Calculate the gross domestic product of a country if, in a given year, consumer spending is 400 million dollars, government spending is 150 million dollars, business investment is 80 million dollars, exports are 35 million dollars, and imports are 40 million dollars.

Difficulty: Medium

Correct Answer: $625 million

Explanation:


Introduction / Context:
This question tests the ability to apply the expenditure approach to calculating gross domestic product, commonly abbreviated as GDP. The expenditure method is a standard formula taught in macroeconomics, where GDP is computed as the sum of spending on final goods and services in an economy over a given period. Understanding which components to add and how to treat exports and imports is crucial for getting the correct total.


Given Data / Assumptions:

  • Consumer spending (C) is 400 million dollars.
  • Government spending (G) is 150 million dollars.
  • Business investment (I) is 80 million dollars.
  • Exports (X) are 35 million dollars.
  • Imports (M) are 40 million dollars.
  • All values are for the same year and are measured in current prices.


Concept / Approach:
The expenditure approach to GDP uses the formula GDP = C + I + G + (X - M). The term (X - M) is called net exports, which adjusts for the fact that imports are included in C, I, and G but are not part of domestic production. Exports add to domestic production because they are produced at home and sold abroad, while imports represent foreign production and must be subtracted.


Step-by-Step Solution:
1. Write down the expenditure formula for GDP: GDP = C + I + G + (X - M).2. Substitute the given values: C = 400, I = 80, G = 150, X = 35, and M = 40 (all in millions of dollars).3. First compute C + I: 400 + 80 = 480.4. Add government spending: 480 + 150 = 630.5. Compute net exports: X - M = 35 - 40 = -5.6. Add net exports to the previous subtotal: 630 + (-5) = 625.7. Therefore, GDP equals 625 million dollars.
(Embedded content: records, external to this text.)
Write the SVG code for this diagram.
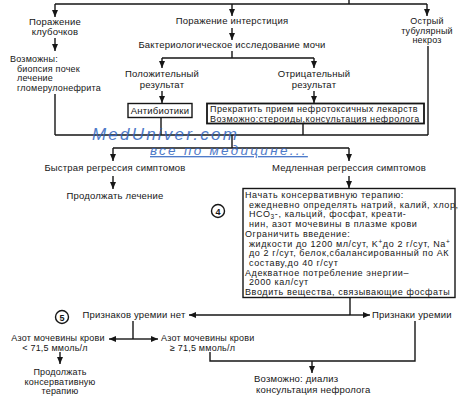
<svg xmlns="http://www.w3.org/2000/svg" width="464" height="400" viewBox="0 0 464 400">
<style>
text{font-family:"Liberation Sans",Arial,sans-serif;font-size:9.5px;fill:#161616;letter-spacing:0.2px}
.c{text-anchor:middle}
.s{font-size:9px}
.b{font-size:9px;letter-spacing:0.6px}
.ln{fill:none;stroke:#161616;stroke-width:1.4}
.bx{fill:#fff;stroke:#161616;stroke-width:1.4}
.wm{font-family:"Liberation Sans",Arial,sans-serif;font-style:italic;fill:#3064c0;opacity:0.85}
</style>
<defs>
<marker id="ah" markerWidth="8" markerHeight="6" refX="7" refY="3" orient="auto" markerUnits="userSpaceOnUse"><path d="M0,0 L7,3 L0,6 z" fill="#161616"/></marker>
</defs>
<rect width="464" height="400" fill="#fff"/>
<g id="connectors">
<path class="ln" d="M349,0 V4 M55,4 H427"/>
<path class="ln" d="M55,4 V17" marker-end="url(#ah)"/>
<path class="ln" d="M232,4 V16" marker-end="url(#ah)"/>
<path class="ln" d="M427,4 V16" marker-end="url(#ah)"/>
<path class="ln" d="M55,38 V51" marker-end="url(#ah)"/>
<path class="ln" d="M232,28 V40" marker-end="url(#ah)"/>
<path class="ln" d="M232,51 V58 M162,58 H314"/>
<path class="ln" d="M162,58 V68" marker-end="url(#ah)"/>
<path class="ln" d="M314,58 V68" marker-end="url(#ah)"/>
<path class="ln" d="M162,91 V103" marker-end="url(#ah)"/>
<path class="ln" d="M314,91 V103" marker-end="url(#ah)"/>
<path class="ln" d="M55,94 V135 M161,117 V135 M303,123 V135 M428,46 V135 M55,135 H428 M232,135 V148 M113,148 H349"/>
<path class="ln" d="M113,148 V161" marker-end="url(#ah)"/>
<path class="ln" d="M349,148 V161" marker-end="url(#ah)"/>
<path class="ln" d="M113,176 V189" marker-end="url(#ah)"/>
<path class="ln" d="M349,176 V188" marker-end="url(#ah)"/>
<path class="ln" d="M350,298 V315"/>
<path class="ln" d="M350,315 H189" marker-end="url(#ah)"/>
<path class="ln" d="M350,315 H370" marker-end="url(#ah)"/>
<path class="ln" d="M133,321 V339"/>
<path class="ln" d="M133,339 H109" marker-end="url(#ah)"/>
<path class="ln" d="M133,339 H158" marker-end="url(#ah)"/>
<path class="ln" d="M60,352 V364" marker-end="url(#ah)"/>
<path class="ln" d="M210,352 V361 H415 V321"/>
<path class="ln" d="M312,361 V373" marker-end="url(#ah)"/>
</g>
<g id="n-glom"><text class="c" x="55" y="25">Поражение</text><text class="c" x="55" y="35">клубочков</text></g>
<g id="n-glom-do"><text class="s" x="10" y="62">Возможны:</text><text class="s" x="17" y="71.5">биопсия почек</text><text class="s" x="17" y="81">лечение</text><text class="s" x="17" y="90.5">гломерулонефрита</text></g>
<g id="n-inter"><text class="c" x="232" y="24">Поражение интерстиция</text></g>
<g id="n-bact"><text class="c" x="232" y="48">Бактериологическое исследование мочи</text></g>
<g id="n-necr"><text class="c s" x="427" y="24">Острый</text><text class="c s" x="427" y="33.5">тубулярный</text><text class="c s" x="427" y="43">некроз</text></g>
<g id="n-pos"><text class="c" x="162" y="77">Положительный</text><text class="c" x="162" y="88">результат</text></g>
<g id="n-neg"><text class="c" x="314" y="77">Отрицательный</text><text class="c" x="314" y="88">результат</text></g>
<g id="n-ab"><rect class="bx" x="128" y="103.5" width="64" height="14"/><text class="c" x="160" y="114">Антибиотики</text></g>
<g id="n-stop"><rect class="bx" x="207" y="103.5" width="217" height="20" style="stroke-width:1.8"/><text class="s" x="210" y="112" style="letter-spacing:0.45px">Прекратить прием нефротоксичных лекарств</text><text class="s" x="210" y="121.5" style="letter-spacing:0.45px">Возможно:стероиды,консультация нефролога</text></g>
<g id="watermark"><text class="wm" x="92" y="139.5" style="font-size:17px;letter-spacing:2.2px">MedUniver.com</text><text class="wm" x="150" y="155" style="font-size:13.5px;letter-spacing:2.3px;text-decoration:underline">все по медицине...</text></g>
<g id="n-fast"><text class="c" x="115" y="171">Быстрая регрессия симптомов</text></g>
<g id="n-cont"><text class="c" x="115" y="199">Продолжать лечение</text></g>
<g id="n-slow"><text class="c" x="349" y="171">Медленная регрессия симптомов</text></g>
<g id="n-c4"><circle cx="218" cy="211" r="6.5" fill="none" stroke="#161616" stroke-width="1.4"/><text class="c" x="218" y="214.5" style="font-size:9px;font-weight:bold;letter-spacing:0">4</text></g>
<g id="n-cons">
<rect class="bx" x="243" y="188.5" width="212" height="109"/>
<text class="b" x="245" y="198">Начать консервативную терапию:</text>
<text class="b" x="249" y="207.7">ежедневно определять натрий, калий, хлор,</text>
<text class="b" x="249" y="217.4">НСО<tspan dy="1.5" style="font-size:6.5px">3</tspan><tspan dy="-1.5">-, кальций, фосфат, креати-</tspan></text>
<text class="b" x="249" y="227.1">нин, азот мочевины  в плазме крови</text>
<text class="b" x="245" y="236.8">Ограничить введение:</text>
<text class="b" x="249" y="246.5">жидкости до 1200 мл/сут, K<tspan dy="-3" style="font-size:6.5px">+</tspan><tspan dy="3">до 2 г/сут, Na</tspan><tspan dy="-3" style="font-size:6.5px">+</tspan></text>
<text class="b" x="249" y="256.2">до 2 г/сут, белок,сбалансированный по АК</text>
<text class="b" x="249" y="265.9">составу,до 40 г/сут</text>
<text class="b" x="245" y="275.6">Адекватное потребление энергии–</text>
<text class="b" x="249" y="285.3">2000 кал/сут</text>
<text class="b" x="245" y="295">Вводить вещества, связывающие фосфаты</text>
</g>
<g id="n-c5"><circle cx="62" cy="317" r="6.5" fill="none" stroke="#161616" stroke-width="1.4"/><text class="c" x="62" y="320.5" style="font-size:9px;font-weight:bold;letter-spacing:0">5</text></g>
<g id="n-nour"><text class="c" x="134" y="318">Признаков уремии нет</text></g>
<g id="n-ur"><text x="372" y="318">Признаки уремии</text></g>
<g id="n-low"><text class="c s" x="58" y="341">Азот мочевины крови</text><text class="c s" x="55" y="350.5">&lt; 71,5 ммоль/л</text></g>
<g id="n-high"><text class="s" x="161" y="341">Азот мочевины крови</text><text class="s" x="170" y="350.5">≥ 71,5 ммоль/л</text></g>
<g id="n-contc"><text class="c s" x="60" y="375">Продолжать</text><text class="c s" x="60" y="384.5">консервативную</text><text class="c s" x="60" y="394">терапию</text></g>
<g id="n-dial"><text x="254" y="382">Возможно: диализ</text><text x="256" y="392.5">консультация нефролога</text></g>
</svg>
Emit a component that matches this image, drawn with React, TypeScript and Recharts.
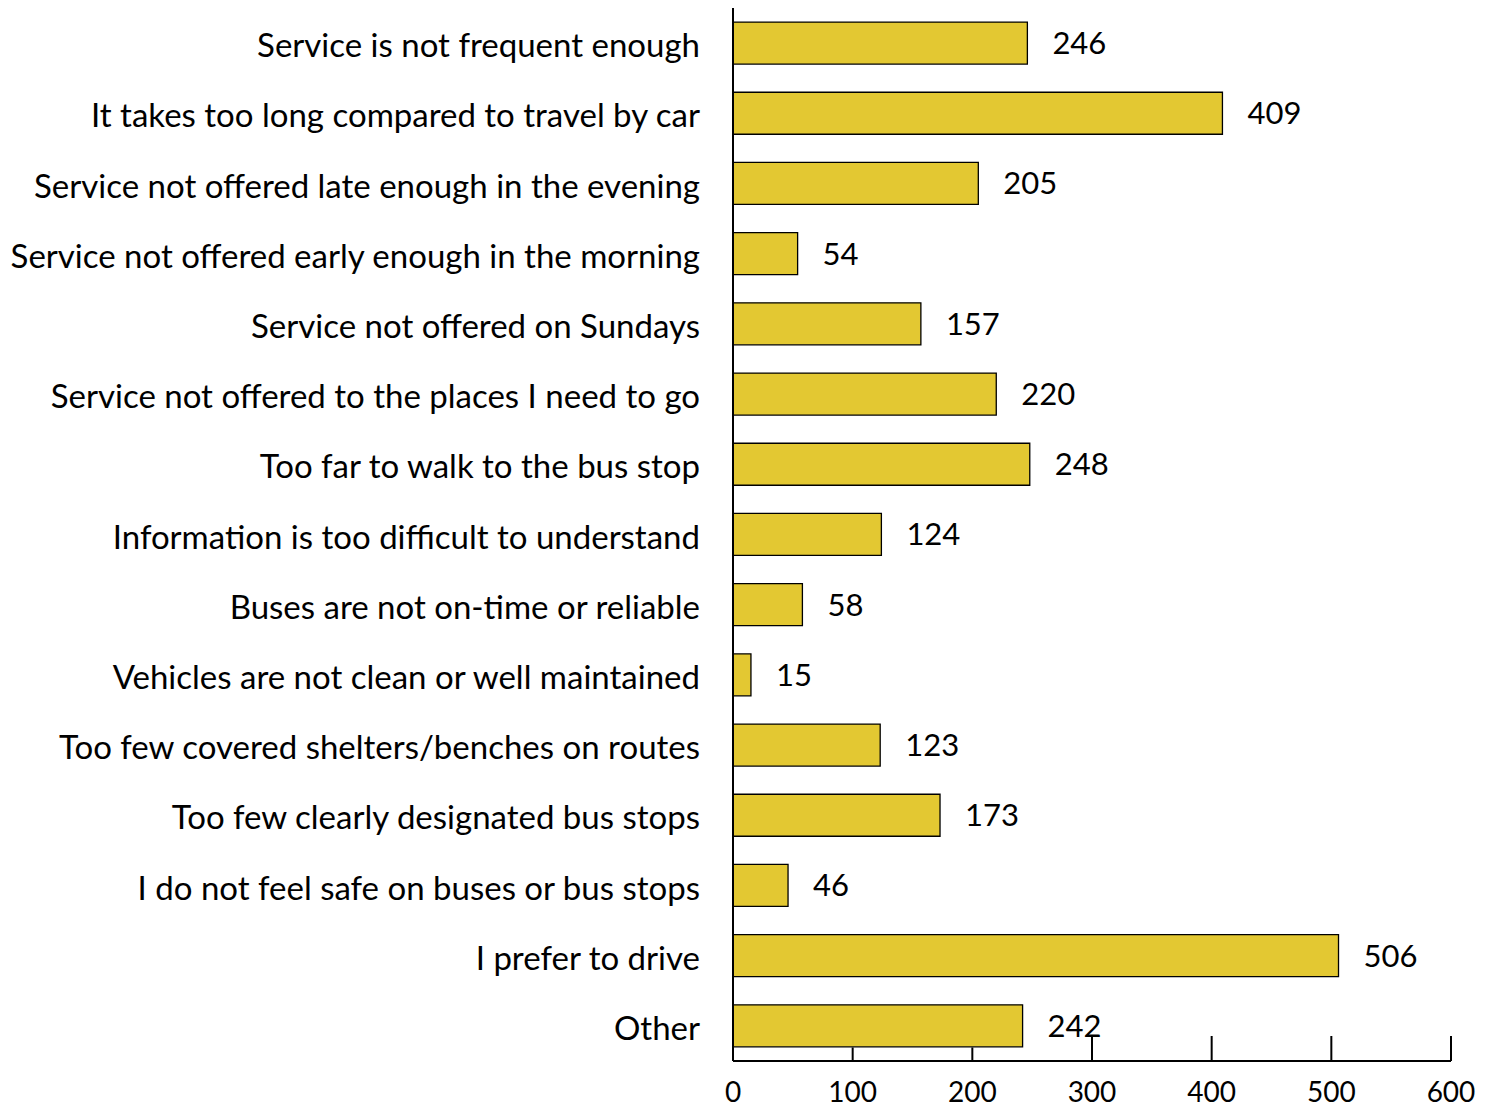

Verification / Alternative check:
A quick check is to verify that imports have been correctly subtracted. If we ignored imports, we would mistakenly compute GDP as 400 + 80 + 150 + 35 = 665. However, this would count imported goods that are included in consumer or government spending as if they were domestic production. Subtracting imports of 40 brings the figure back down to 625, which is more accurate as a measure of domestic production. Both the step-by-step calculation and this quick logic check point to the same result of 625 million dollars.


Why Other Options Are Wrong:
Option B: 465 million is too low and likely results from leaving out one or more components such as government spending or investment.
Option C: 475 million could come from adding some components incorrectly or miscalculating net exports.
Option D: 635 million suggests that exports were added without subtracting imports, failing to adjust for foreign production.
Option E: 515 million does not follow from the correct application of the expenditure formula and indicates a misstep in arithmetic or in including the wrong components.


Common Pitfalls:
Students often forget to subtract imports, or they mistakenly subtract exports and add imports. Always remember that exports represent domestic production sold abroad and should be added, while imports represent foreign production consumed domestically and should be subtracted. Another common mistake is to mix up business investment with financial investment like buying stocks, but in GDP accounting, investment refers to spending on new capital, inventories, and residential construction. Carefully identifying each component helps avoid these errors.


Final Answer:
The gross domestic product in this case is 625 million dollars.